» LISTED RECORDS:
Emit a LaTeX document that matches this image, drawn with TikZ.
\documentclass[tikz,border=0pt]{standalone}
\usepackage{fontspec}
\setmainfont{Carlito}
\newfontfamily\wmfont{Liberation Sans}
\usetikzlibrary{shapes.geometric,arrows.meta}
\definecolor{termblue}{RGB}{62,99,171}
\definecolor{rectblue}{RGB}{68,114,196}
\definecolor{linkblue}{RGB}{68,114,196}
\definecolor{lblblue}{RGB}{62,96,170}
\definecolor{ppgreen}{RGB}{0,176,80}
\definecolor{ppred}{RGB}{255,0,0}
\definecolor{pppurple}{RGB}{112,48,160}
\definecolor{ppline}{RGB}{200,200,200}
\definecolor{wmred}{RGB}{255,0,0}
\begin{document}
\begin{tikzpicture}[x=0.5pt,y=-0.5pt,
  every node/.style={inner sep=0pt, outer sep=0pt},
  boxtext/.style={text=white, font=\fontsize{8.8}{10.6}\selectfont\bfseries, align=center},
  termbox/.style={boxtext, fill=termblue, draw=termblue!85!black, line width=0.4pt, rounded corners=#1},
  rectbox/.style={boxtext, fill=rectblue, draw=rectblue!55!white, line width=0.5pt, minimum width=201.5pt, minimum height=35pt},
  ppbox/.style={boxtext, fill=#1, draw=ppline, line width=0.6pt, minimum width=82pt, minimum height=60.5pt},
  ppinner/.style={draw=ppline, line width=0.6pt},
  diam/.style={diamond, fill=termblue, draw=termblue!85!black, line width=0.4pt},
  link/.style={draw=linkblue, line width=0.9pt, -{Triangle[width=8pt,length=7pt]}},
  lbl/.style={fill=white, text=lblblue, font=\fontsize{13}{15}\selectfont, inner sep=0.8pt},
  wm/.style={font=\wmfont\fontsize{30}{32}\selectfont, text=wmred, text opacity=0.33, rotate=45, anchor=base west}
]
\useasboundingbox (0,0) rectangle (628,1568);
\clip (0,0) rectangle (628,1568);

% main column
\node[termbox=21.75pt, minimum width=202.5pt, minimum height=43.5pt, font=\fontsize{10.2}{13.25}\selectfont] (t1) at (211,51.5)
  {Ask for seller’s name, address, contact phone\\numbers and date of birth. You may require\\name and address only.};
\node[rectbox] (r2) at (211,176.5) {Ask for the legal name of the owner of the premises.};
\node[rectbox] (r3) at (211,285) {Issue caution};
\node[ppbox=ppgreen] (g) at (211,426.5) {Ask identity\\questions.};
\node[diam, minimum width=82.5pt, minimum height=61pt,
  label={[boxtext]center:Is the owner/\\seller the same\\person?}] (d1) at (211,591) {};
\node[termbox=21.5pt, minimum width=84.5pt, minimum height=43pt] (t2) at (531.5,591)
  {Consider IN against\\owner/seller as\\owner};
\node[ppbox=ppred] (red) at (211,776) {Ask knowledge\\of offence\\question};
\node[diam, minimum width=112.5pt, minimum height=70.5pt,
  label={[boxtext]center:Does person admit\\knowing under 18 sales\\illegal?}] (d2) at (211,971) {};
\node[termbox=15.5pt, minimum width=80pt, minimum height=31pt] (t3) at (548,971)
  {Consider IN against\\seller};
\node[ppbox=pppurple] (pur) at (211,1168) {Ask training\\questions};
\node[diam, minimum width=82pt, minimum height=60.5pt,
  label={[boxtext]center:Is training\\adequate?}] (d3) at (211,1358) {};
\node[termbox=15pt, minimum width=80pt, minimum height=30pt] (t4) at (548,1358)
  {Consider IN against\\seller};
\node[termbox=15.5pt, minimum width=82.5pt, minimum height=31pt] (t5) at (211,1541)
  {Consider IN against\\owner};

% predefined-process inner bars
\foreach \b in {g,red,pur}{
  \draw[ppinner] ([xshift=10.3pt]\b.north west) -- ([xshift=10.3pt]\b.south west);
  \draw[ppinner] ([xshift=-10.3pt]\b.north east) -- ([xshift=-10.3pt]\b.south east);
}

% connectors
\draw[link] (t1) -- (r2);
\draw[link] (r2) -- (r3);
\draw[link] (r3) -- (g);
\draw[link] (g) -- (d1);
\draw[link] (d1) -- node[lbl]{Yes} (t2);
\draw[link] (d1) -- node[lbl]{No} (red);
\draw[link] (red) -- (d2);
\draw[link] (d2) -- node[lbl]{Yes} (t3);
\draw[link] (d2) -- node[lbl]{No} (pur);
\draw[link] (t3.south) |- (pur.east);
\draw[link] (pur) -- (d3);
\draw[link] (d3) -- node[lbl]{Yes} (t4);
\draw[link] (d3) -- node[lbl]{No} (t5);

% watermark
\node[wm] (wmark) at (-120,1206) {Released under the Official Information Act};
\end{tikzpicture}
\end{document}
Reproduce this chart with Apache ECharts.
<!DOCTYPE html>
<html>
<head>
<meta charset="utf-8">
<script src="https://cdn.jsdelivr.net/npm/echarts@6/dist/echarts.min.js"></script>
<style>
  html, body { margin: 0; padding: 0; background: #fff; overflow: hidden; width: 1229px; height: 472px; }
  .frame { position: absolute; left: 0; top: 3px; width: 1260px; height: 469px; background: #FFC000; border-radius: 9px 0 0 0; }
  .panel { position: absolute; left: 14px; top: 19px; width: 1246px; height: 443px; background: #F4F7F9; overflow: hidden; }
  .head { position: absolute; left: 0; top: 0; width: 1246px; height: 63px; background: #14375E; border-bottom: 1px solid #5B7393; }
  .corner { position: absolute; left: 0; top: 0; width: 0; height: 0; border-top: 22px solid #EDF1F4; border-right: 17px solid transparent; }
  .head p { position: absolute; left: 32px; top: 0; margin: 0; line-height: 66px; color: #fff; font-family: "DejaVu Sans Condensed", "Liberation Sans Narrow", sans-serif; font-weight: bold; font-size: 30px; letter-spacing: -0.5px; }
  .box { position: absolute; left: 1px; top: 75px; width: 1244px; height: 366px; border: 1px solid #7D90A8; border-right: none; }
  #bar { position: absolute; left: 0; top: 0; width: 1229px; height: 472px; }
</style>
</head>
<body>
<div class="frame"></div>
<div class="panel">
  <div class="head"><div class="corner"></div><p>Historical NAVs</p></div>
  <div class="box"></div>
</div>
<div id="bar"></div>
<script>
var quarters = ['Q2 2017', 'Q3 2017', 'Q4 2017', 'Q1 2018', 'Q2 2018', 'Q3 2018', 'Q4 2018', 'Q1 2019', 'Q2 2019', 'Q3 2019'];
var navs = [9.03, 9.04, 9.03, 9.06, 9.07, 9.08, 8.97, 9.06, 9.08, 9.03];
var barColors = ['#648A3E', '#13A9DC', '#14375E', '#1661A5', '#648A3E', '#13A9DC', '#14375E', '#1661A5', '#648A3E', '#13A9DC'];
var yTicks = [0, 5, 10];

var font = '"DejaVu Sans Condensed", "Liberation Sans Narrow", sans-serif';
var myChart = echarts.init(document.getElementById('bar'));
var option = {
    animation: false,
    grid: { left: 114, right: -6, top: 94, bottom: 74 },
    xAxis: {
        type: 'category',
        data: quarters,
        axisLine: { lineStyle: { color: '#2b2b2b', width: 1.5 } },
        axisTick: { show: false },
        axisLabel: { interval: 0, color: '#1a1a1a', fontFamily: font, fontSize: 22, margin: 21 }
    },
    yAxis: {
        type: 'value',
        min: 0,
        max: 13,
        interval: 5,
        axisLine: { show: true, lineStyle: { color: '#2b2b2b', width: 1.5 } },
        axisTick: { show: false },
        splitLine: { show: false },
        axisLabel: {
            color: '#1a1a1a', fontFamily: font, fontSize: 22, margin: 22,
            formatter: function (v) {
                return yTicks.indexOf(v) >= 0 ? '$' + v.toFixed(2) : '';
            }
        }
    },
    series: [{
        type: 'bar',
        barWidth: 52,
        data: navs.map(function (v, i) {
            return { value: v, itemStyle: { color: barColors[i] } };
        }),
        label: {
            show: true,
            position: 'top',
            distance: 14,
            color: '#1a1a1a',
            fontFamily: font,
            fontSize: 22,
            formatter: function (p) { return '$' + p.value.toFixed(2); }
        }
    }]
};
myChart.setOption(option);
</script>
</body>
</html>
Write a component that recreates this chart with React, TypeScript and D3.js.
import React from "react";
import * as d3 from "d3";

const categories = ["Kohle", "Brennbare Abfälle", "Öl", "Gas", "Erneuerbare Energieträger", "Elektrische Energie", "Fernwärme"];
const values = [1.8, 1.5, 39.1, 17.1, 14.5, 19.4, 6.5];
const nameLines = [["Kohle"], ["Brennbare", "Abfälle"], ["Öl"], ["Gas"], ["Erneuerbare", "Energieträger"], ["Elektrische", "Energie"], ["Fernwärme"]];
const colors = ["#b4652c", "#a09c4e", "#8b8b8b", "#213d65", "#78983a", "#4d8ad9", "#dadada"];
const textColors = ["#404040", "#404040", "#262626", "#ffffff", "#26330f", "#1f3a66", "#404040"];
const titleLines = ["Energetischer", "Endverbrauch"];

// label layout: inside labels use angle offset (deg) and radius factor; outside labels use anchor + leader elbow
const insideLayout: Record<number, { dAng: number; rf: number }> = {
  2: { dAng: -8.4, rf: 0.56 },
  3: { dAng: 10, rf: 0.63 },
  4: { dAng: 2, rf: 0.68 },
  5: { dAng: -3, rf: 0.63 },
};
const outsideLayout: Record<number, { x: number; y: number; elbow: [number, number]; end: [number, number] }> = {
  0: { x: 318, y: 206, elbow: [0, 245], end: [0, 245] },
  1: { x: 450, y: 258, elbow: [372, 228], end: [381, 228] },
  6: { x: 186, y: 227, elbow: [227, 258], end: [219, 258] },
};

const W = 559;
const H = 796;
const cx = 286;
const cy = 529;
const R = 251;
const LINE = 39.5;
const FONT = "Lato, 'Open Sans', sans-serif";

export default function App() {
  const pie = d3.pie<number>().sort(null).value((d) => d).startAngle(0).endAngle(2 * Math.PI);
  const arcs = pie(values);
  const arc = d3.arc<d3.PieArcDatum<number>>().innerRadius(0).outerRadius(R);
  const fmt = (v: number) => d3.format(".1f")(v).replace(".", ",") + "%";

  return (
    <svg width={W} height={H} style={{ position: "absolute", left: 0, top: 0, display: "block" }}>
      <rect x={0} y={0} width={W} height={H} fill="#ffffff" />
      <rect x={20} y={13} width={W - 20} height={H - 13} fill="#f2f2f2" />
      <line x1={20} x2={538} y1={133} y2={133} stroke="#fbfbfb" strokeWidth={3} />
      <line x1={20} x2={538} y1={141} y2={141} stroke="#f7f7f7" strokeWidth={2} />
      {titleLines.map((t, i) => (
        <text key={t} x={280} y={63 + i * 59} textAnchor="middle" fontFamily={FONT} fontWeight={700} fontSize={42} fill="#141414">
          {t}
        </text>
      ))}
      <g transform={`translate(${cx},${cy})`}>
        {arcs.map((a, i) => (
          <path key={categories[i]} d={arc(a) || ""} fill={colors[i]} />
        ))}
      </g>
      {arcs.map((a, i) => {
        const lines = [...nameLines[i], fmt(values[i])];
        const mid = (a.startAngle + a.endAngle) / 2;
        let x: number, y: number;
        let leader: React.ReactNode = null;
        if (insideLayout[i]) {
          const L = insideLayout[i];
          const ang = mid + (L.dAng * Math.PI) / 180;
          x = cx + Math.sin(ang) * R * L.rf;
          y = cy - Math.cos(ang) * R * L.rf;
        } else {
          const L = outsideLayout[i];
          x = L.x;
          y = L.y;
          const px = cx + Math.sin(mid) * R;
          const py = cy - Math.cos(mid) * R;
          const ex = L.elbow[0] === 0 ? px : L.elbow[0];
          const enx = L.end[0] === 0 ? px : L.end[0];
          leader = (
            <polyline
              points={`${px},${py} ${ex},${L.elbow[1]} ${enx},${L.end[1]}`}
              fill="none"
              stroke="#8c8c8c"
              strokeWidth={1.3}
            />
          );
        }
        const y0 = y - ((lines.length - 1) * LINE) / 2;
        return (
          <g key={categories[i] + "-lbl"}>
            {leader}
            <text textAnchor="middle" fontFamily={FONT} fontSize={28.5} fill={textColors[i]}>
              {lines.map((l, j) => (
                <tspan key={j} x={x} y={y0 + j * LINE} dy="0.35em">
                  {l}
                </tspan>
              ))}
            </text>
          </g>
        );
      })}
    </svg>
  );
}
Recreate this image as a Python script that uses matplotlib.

» TASK OBJECTIVE:
Return, unchanged, the run of lines above that opens with the line containing "Write a component" and closes with the line containing "const fmt = (v: number)". Include both.

» EXPECTED OUTPUT:
Write a component that recreates this chart with React, TypeScript and D3.js.
import React from "react";
import * as d3 from "d3";

const categories = ["Kohle", "Brennbare Abfälle", "Öl", "Gas", "Erneuerbare Energieträger", "Elektrische Energie", "Fernwärme"];
const values = [1.8, 1.5, 39.1, 17.1, 14.5, 19.4, 6.5];
const nameLines = [["Kohle"], ["Brennbare", "Abfälle"], ["Öl"], ["Gas"], ["Erneuerbare", "Energieträger"], ["Elektrische", "Energie"], ["Fernwärme"]];
const colors = ["#b4652c", "#a09c4e", "#8b8b8b", "#213d65", "#78983a", "#4d8ad9", "#dadada"];
const textColors = ["#404040", "#404040", "#262626", "#ffffff", "#26330f", "#1f3a66", "#404040"];
const titleLines = ["Energetischer", "Endverbrauch"];

// label layout: inside labels use angle offset (deg) and radius factor; outside labels use anchor + leader elbow
const insideLayout: Record<number, { dAng: number; rf: number }> = {
  2: { dAng: -8.4, rf: 0.56 },
  3: { dAng: 10, rf: 0.63 },
  4: { dAng: 2, rf: 0.68 },
  5: { dAng: -3, rf: 0.63 },
};
const outsideLayout: Record<number, { x: number; y: number; elbow: [number, number]; end: [number, number] }> = {
  0: { x: 318, y: 206, elbow: [0, 245], end: [0, 245] },
  1: { x: 450, y: 258, elbow: [372, 228], end: [381, 228] },
  6: { x: 186, y: 227, elbow: [227, 258], end: [219, 258] },
};

const W = 559;
const H = 796;
const cx = 286;
const cy = 529;
const R = 251;
const LINE = 39.5;
const FONT = "Lato, 'Open Sans', sans-serif";

export default function App() {
  const pie = d3.pie<number>().sort(null).value((d) => d).startAngle(0).endAngle(2 * Math.PI);
  const arcs = pie(values);
  const arc = d3.arc<d3.PieArcDatum<number>>().innerRadius(0).outerRadius(R);
  const fmt = (v: number) => d3.format(".1f")(v).replace(".", ",") + "%";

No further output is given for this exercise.